# Monitor Power Cycling



## Anthal (Jul 21, 2005)

I have a Liquid Video 17" LCD Monitor (L17LCD2), which I received as a gift last christmas (A year ago). A few days ago i went to turn it on and it went into a power cycle. It turns on, takes a second to load, shows the screen, then immediately turns off again, and repeats the process.

Somehow I got it to turn on and made a mental note not to turn it off until I could either figure out what was wrong with it, or get a replacement. This morning while getting ready for work and being way too tired, i turned it off, and once again it's stuck in it's endless power cycle.

I've replaced the power cord, and changed the plug from the surge protector to the wall.
I blew some air into the cooling vents to try and clear out any dust or dirt that may have gotten inside.
The problem happens even if the monitor isn't connected to the PC.

I'm at a loss, the monitor clearly shows a picture for the split second that it loads before shutting off again.

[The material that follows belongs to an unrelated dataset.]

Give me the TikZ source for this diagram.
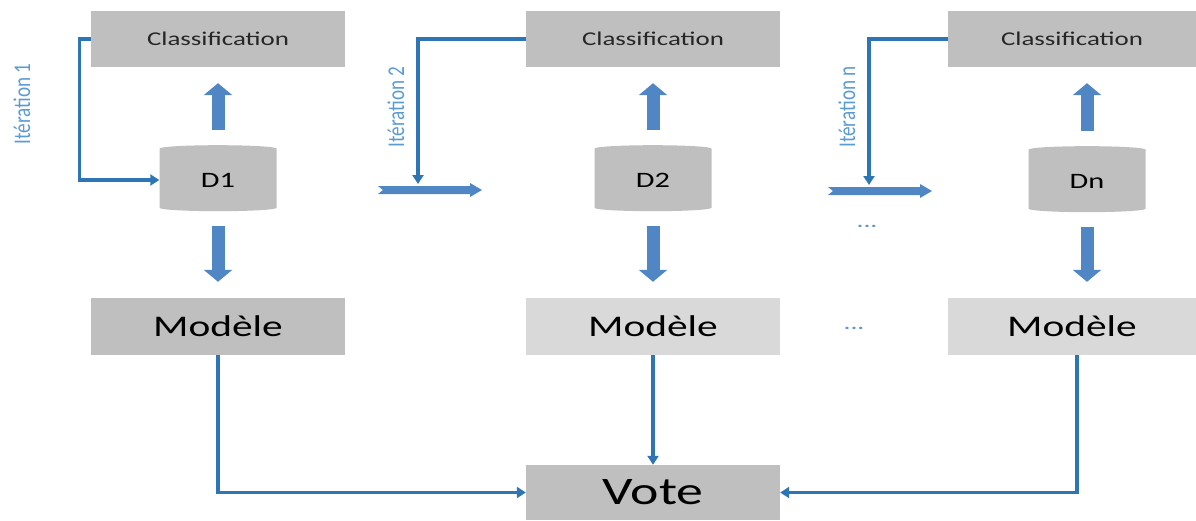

I really don't have the funds for a new monitor and wuld very much like to use my desktop rather than my extremely old and dated laptop.

Any help would be greatly appreciated.


----------



## blackduck30 (Sep 7, 2004)

I am no electronics expert but It sounds to me to be an internal fault. as your monitor has just had it's first birthday I would be contacting the suppliers and if they have a good customer service department they may still take a look at it under warrenty. It is worth a try :4-dontkno


----------